If you plant street side you generously garden for the neighborhood. On the other hand, if you plant house side, some would say you plant for yourself.

“What’s the point of having a beautiful garden if only I can enjoy it?” asks Cathy Icaza of Santa Ana, Calif. “I probably get two lookie-loo cars a day.”

Which makes one wonder how the work gets done.

“People stop, point, and if I’m working in the garden, never hesitate to get out of their cars and ask questions.”

For picket-fence gardeners, it seems, chitchat is part of the fun. Suzy Marks of Lemon Heights, Calif., says, “Most gardeners concentrate on their back yards, but when you have a picket-fence garden, people hear about it.”
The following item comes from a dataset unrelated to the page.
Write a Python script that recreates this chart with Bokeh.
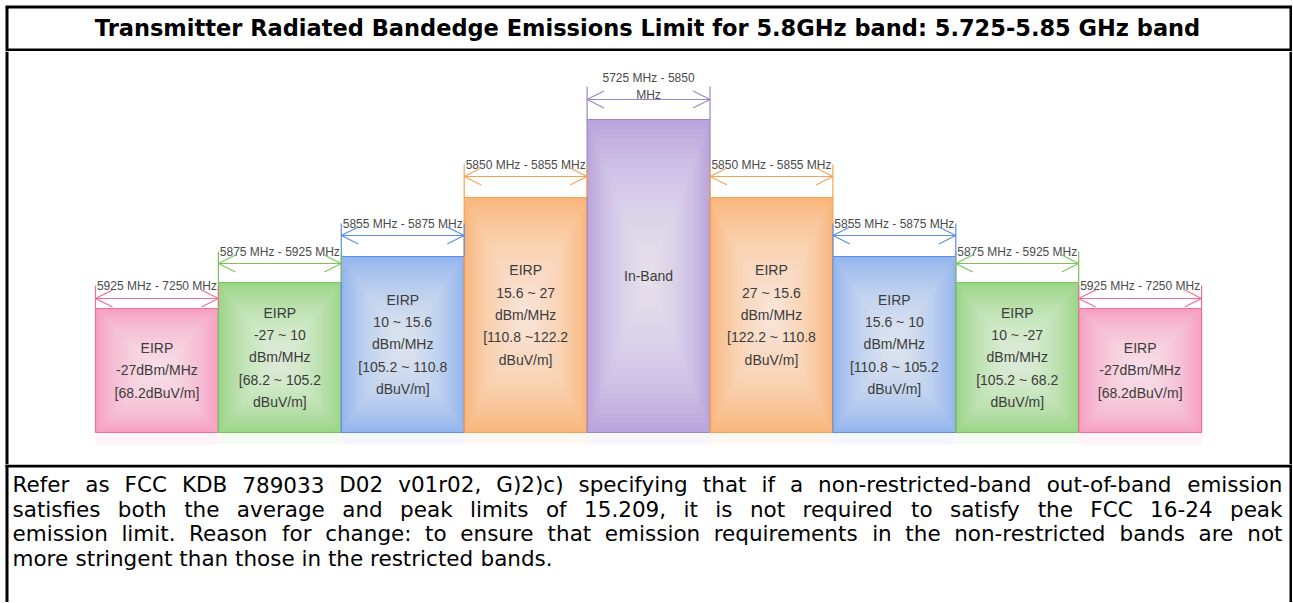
from bokeh.plotting import figure
from bokeh.models import Range1d, ColumnDataSource, Arrow, OpenHead, Span
from bokeh.layouts import column
from bokeh.embed import file_html
from bokeh.resources import INLINE
from bokeh.core.properties import value

# ---------------- data ----------------
TITLE = "Transmitter Radiated Bandedge Emissions Limit for 5.8GHz band: 5.725-5.85 GHz band"

band_labels = ["5925 MHz - 7250 MHz", "5875 MHz - 5925 MHz", "5855 MHz - 5875 MHz",
               "5850 MHz - 5855 MHz", "5725 MHz - 5850\nMHz", "5850 MHz - 5855 MHz",
               "5855 MHz - 5875 MHz", "5875 MHz - 5925 MHz", "5925 MHz - 7250 MHz"]
bar_levels = [124, 150, 176, 235, 313, 235, 176, 150, 124]
bar_texts = ["EIRP\n-27dBm/MHz\n[68.2dBuV/m]",
             "EIRP\n-27 ~ 10\ndBm/MHz\n[68.2 ~ 105.2\ndBuV/m]",
             "EIRP\n10 ~ 15.6\ndBm/MHz\n[105.2 ~ 110.8\ndBuV/m]",
             "EIRP\n15.6 ~ 27\ndBm/MHz\n[110.8 ~122.2\ndBuV/m]",
             "In-Band",
             "EIRP\n27 ~ 15.6\ndBm/MHz\n[122.2 ~ 110.8\ndBuV/m]",
             "EIRP\n15.6 ~ 10\ndBm/MHz\n[110.8 ~ 105.2\ndBuV/m]",
             "EIRP\n10 ~ -27\ndBm/MHz\n[105.2 ~ 68.2\ndBuV/m]",
             "EIRP\n-27dBm/MHz\n[68.2dBuV/m]"]

paragraph_lines = [
    "Refer as FCC KDB 789033 D02 v01r02, G)2)c) specifying that if a non-restricted-band out-of-band emission",
    "satisfies both the average and peak limits of 15.209, it is not required to satisfy the FCC 16-24 peak",
    "emission limit. Reason for change: to ensure that emission requirements in the non-restricted bands are not",
    "more stringent than those in the restricted bands.",
]

# ---------------- styles / layout ----------------
fill_cols = ["#f6a0c2", "#9bd687", "#94b5ee", "#f9b67b", "#bba5dc",
             "#f9b67b", "#94b5ee", "#9bd687", "#f6a0c2"]
edge_cols = ["#ef6f9a", "#7cc35e", "#5d8fe6", "#f6a356", "#9a86c8",
             "#f6a356", "#5d8fe6", "#7cc35e", "#ef6f9a"]
arrow_gap = [10, 19, 21, 21, 20, 21, 21, 19, 10]
label_off = [13, 12, 12, 12, 13, 12, 12, 12, 13]

W = 1292
H_TITLE, H_CHART, H_TEXT = 51, 413, 138
BAR_PX = 122.9
LEFT_PX = 95
BOTTOM_PX = 32
BL, BR, BT = 6.5, 1290.5, 6.5          # border line centres (px)
FONT = value("Liberation Sans")
PFONT = value("DejaVu Sans")


def blank(h, xr, yr):
    p = figure(width=W, height=h, x_range=xr, y_range=yr, output_backend="svg",
               toolbar_location=None, min_border=0,
               x_axis_location=None, y_axis_location=None)
    p.grid.visible = False
    p.outline_line_color = None
    p.background_fill_color = "white"
    p.border_fill_color = "white"
    return p


# ---------------- title ----------------
pt = blank(H_TITLE, Range1d(0, W), Range1d(H_TITLE, 0))
pt.segment(x0=[BL - 1.5, BL, BR], y0=[BT, BT, BT], x1=[BR + 1.5, BL, BR],
           y1=[BT, H_TITLE, H_TITLE], line_color="black", line_width=3)
pt.segment(x0=[BL], y0=[H_TITLE - 1.5], x1=[BR], y1=[H_TITLE - 1.5],
           line_color="black", line_width=3)
pt.text(x=[647], y=[27], text=[TITLE], text_align="center", text_baseline="middle",
        text_font=PFONT, text_font_size="22.5px", text_font_style="bold", text_color="black")

# ---------------- chart ----------------
xr = Range1d(-LEFT_PX / BAR_PX, (W - LEFT_PX) / BAR_PX)
pc = blank(H_CHART, xr, Range1d(-BOTTOM_PX, H_CHART - BOTTOM_PX))
pc.add_layout(Span(location=xr.start + BL / BAR_PX, dimension="height",
                   line_width=3, line_color="black"))
pc.add_layout(Span(location=xr.start + BR / BAR_PX, dimension="height",
                   line_width=3, line_color="black"))

n = len(bar_levels)
lefts = [float(i) for i in range(n)]
rights = [i + 1.0 for i in range(n)]
tops = [float(v) for v in bar_levels]
bottoms = [0.0] * n

# faint reflection
pc.quad(left=lefts, right=rights, bottom=[-12.0] * n, top=bottoms,
        fill_color=fill_cols, fill_alpha=0.10, line_color=None)

# base bars
pc.quad(left=lefts, right=rights, bottom=bottoms, top=tops,
        fill_color=fill_cols, line_color=None)
# glow layers (lighter toward the centre)
NL = 32
for k in range(1, NL + 1):
    t = k / NL * 0.97
    ins_x = [0.5 * t] * n
    pc.quad(left=[l + d for l, d in zip(lefts, ins_x)],
            right=[r - d for r, d in zip(rights, ins_x)],
            bottom=[0.5 * t * h for h in tops],
            top=[h - 0.5 * t * h for h in tops],
            fill_color="white", fill_alpha=0.042, line_color=None)
# outline
pc.quad(left=lefts, right=rights, bottom=bottoms, top=tops,
        fill_color=None, line_color=edge_cols, line_width=1.2)

# bar texts
pc.text(x=[i + 0.5 for i in range(n)], y=[h / 2 for h in tops], text=bar_texts,
        text_align="center", text_baseline="middle", text_font=FONT,
        text_font_size="14px", text_color="#3c3c3c", text_line_height=1.4)

# brackets
arrow_y = [h + g for h, g in zip(tops, arrow_gap)]
lab_y = [a + o for a, o in zip(arrow_y, label_off)]
pc.segment(x0=lefts, y0=tops, x1=lefts, y1=lab_y, line_color=edge_cols, line_width=1.2)
pc.segment(x0=rights, y0=tops, x1=rights, y1=lab_y, line_color=edge_cols, line_width=1.2)
for i in range(n):
    src = ColumnDataSource(dict(x0=[lefts[i]], x1=[rights[i]], y=[arrow_y[i]]))
    pc.add_layout(Arrow(start=OpenHead(size=17, line_color=edge_cols[i], line_width=1.2),
                        end=OpenHead(size=17, line_color=edge_cols[i], line_width=1.2),
                        x_start="x0", y_start="y", x_end="x1", y_end="y", source=src,
                        line_color=edge_cols[i], line_width=1.2))
pc.text(x=[i + 0.5 for i in range(n)], y=lab_y, text=band_labels,
        text_align="center", text_baseline="middle", text_font=FONT,
        text_font_size="12px", text_color="#4a4a4a", text_line_height=1.25)

# ---------------- paragraph ----------------
ptx = blank(H_TEXT, Range1d(0, W), Range1d(H_TEXT, 0))
ptx.segment(x0=[BL - 1.5, BL, BR], y0=[1.5, 0, 0], x1=[BR + 1.5, BL, BR],
            y1=[1.5, H_TEXT, H_TEXT], line_color="black", line_width=3)

# DejaVu Sans advance widths (units per 2048)
AW = {' ': 651, ',': 651, '.': 651, '-': 739, '(': 799, ')': 799, ':': 690, '/': 690}
for c in "0123456789":
    AW[c] = 1303
for c, w in zip("abcdefghijklmnopqrstuvwxyz",
                [1255, 1300, 1126, 1300, 1260, 721, 1300, 1298, 569, 569, 1186, 569, 1995,
                 1298, 1253, 1300, 1300, 842, 1067, 803, 1298, 1212, 1675, 1212, 1212, 1075]):
    AW[c] = w
for c, w in zip("ABCDEFGHIJKLMNOPQRSTUVWXYZ",
                [1401, 1405, 1430, 1577, 1294, 1178, 1587, 1540, 604, 604, 1343, 1141, 1767,
                 1532, 1612, 1235, 1612, 1423, 1300, 1251, 1499, 1401, 2025, 1403, 1251, 1403]):
    AW[c] = w

FS = 21.5
TXT_L, TXT_R = 12, 1282
BASE0, LSTEP = 20, 24.5


def tw(s):
    return sum(AW.get(c, 1300) for c in s) / 2048.0 * FS


wx, wy, wt = [], [], []
for li, line in enumerate(paragraph_lines):
    words = line.split(" ")
    total = sum(tw(w) for w in words)
    if li < len(paragraph_lines) - 1 and len(words) > 1:
        gap = (TXT_R - TXT_L - total) / (len(words) - 1)
    else:
        gap = tw(" ")
    x = TXT_L
    for w in words:
        wx.append(x)
        wy.append(BASE0 + li * LSTEP)
        wt.append(w)
        x += tw(w) + gap
ptx.text(x=wx, y=wy, text=wt, text_align="left", text_baseline="alphabetic",
         text_font=PFONT, text_font_size=f"{FS}px", text_color="black")

layout = column(pt, pc, ptx, spacing=0)
open("out.html", "w").write(file_html(layout, INLINE))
People drive by her garden in droves.

Picket-fence gardening is fun and friendly but requires an intense effort on the part of the gardener. It’s a task that Icaza and Marks take to heart. Both keep their soil in pristine condition to support their abundance of plants. Icaza, a self-taught green thumb, gardens 180 linear feet of picket fence that wraps around her corner lot.

Marks, a longtime disciple of Jan Smithen’s teaching at the Los Angeles Arboretum, initially removed the clay a foot deep in front of her fence and replaced it with rich planter mix and compost. Each time Marks adds a new plant, she amends the area again. Both gardeners put in one to two hours a day three times a week.

Icaza’s picket-fence garden is a mix of roses, perennials and annuals. Her favorites are Love in a Mist, annual scabiosa, and Shirley poppy.

Marks goes for a more manicured look. The bones of her picket-fence garden are Sexy Rexy and Show Biz roses, reblooming iris Victoria Falls and two large unnamed rudbeckias.